Smashing atoms offering scientists a Big Bang of a surprise

Researchers smashing gold atoms together to mimic conditions in the first microseconds after the creation of the universe have observed an unexpected new state of matter.

Instead of the thin fiery gas of quarks and gluons that they expected, they found instead a dense drop of the elementary particles that behave like a hitherto-unseen “perfect fluid.”

It is “a truly stunning finding,” said Raymond Orbach, director of the Department of Energy’s Office of Science.

Quarks are the fundamental building blocks of protons, neutrons and other sub-atomic particles, held together in pairs and triplets by mysterious particles called gluons, whose attractive force is so overwhelming that neither quarks nor gluons have ever been seen separated from one another in nature.

When the universe was created, however, it consisted only of a massive swarm of gluons and quarks, a so-called quark-gluon plasma, which quickly condensed into conventional matter.

Four separate international teams now believe that they have created a very small, short-lived quark-gluon plasma whose behavior will provide new insights into the moments after the Big Bang.

“We think we are looking at a phenomenon (very similar to what happened) in the universe 13 billion years ago when free quarks and gluons … cooled down to the particles that we know today,” said Sam Aronson of the Brookhaven National Laboratory, where the experiments were performed.

Aronson spoke Monday at a news conference at a meeting of the American Physical Society in Florida, where the results were presented.

“The matter that they are seeing is even more interesting … than we thought it would be,” said theoretical physicist Berndt Mueller of Duke University. “They have presented a compelling case for the achievement of an important milestone in the quest for the quark-gluon plasma,” a quest that has been under way since the development of modern nuclear physics.

The finding was so unexpected that the teams spent more than two years confirming their results.
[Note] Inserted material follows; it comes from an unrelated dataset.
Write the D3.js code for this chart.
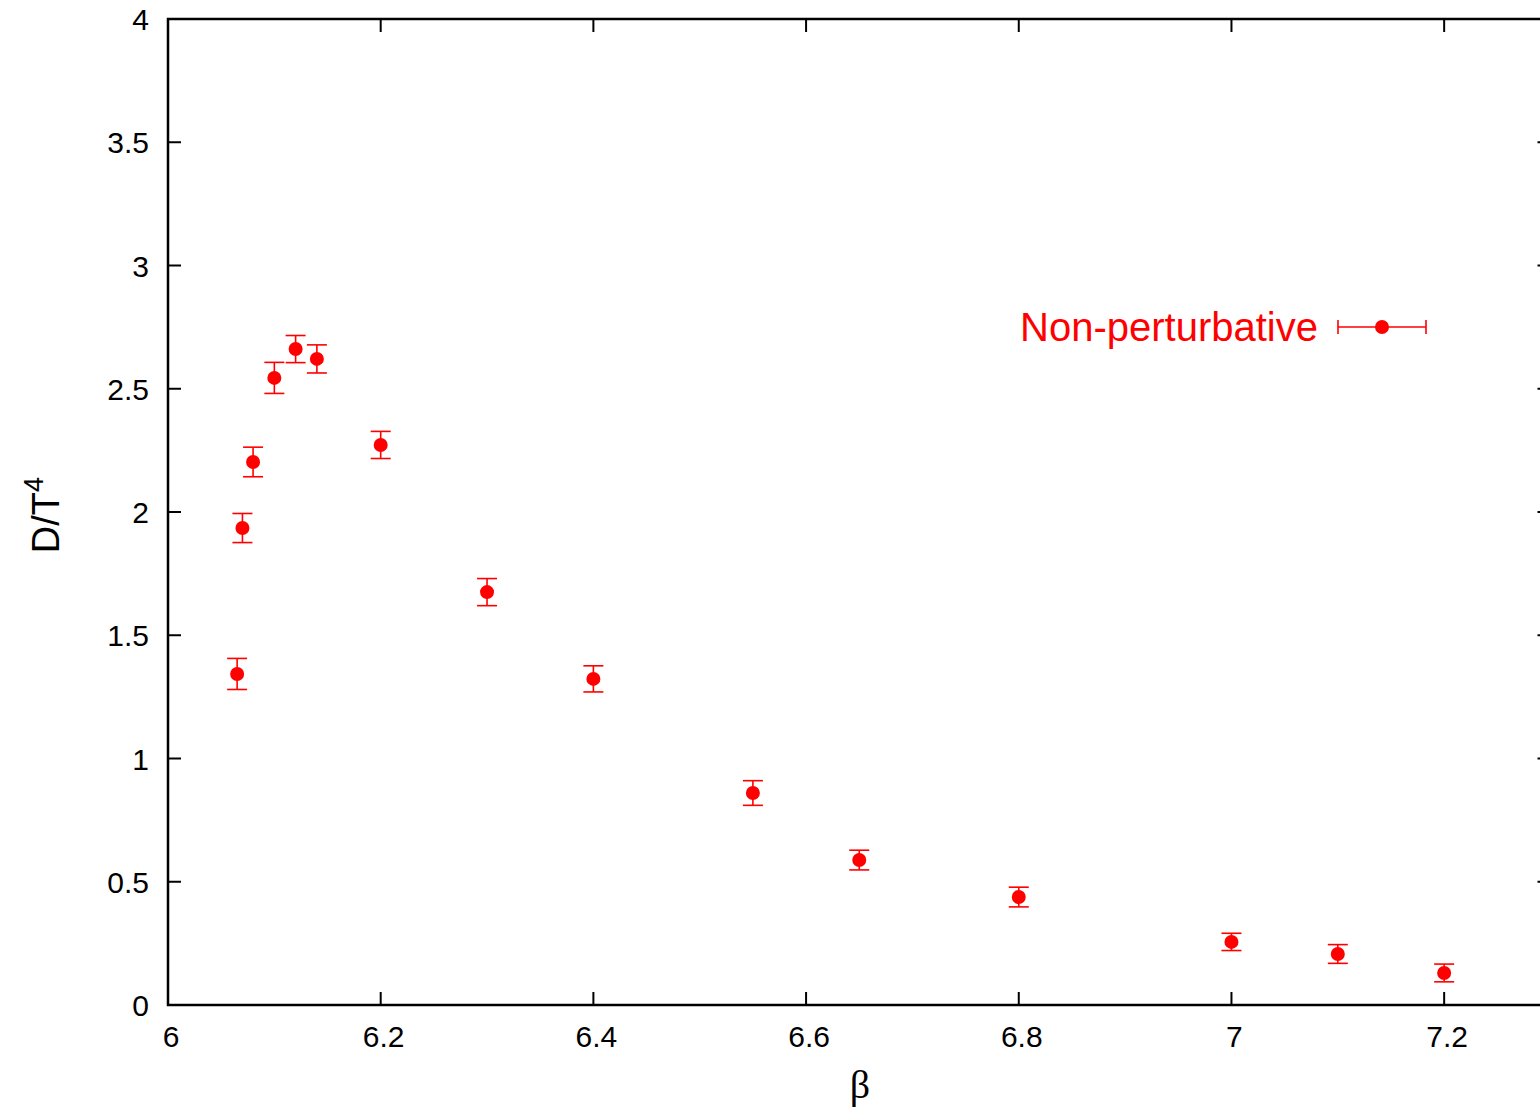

Their conclusion will be published soon in four papers in the journal Nuclear Physics A.

During the 1990s, researchers experimented by smashing hydrogen atoms and other small particles together at speeds approaching that of light — so-called relativistic velocities. But those collisions were too small to produce the energies necessary to form a quark-gluon plasma.

In 1999, Brookhaven finished construction of the Relativistic Heavy Ion Collider, which allowed collisions between atoms as large as gold at the highest energies ever achieved in manmade particle accelerators. Experimental runs began the next summer, and researchers have now compiled data from hundreds of millions of collisions, each producing thousands of particles.

Because the collisions produce temperatures 150,000 times that of the core of the sun, theoretical physicists such as Mueller predicted that the quark-gluon plasma would be a gas in which individual components would streak in every direction in an uncoordinated fashion.

What the teams found, instead, was that the particles in the plasma formed a liquid in which the individual components moved in a coordinated fashion, much like a school of fish in the ocean. “The data indicate that it is the most perfect fluid we have ever seen,” Mueller said.

A perfect fluid is a theoretical ideal, a low-viscosity, frictionless liquid whose behavior is described precisely by the equations of fluid mechanics.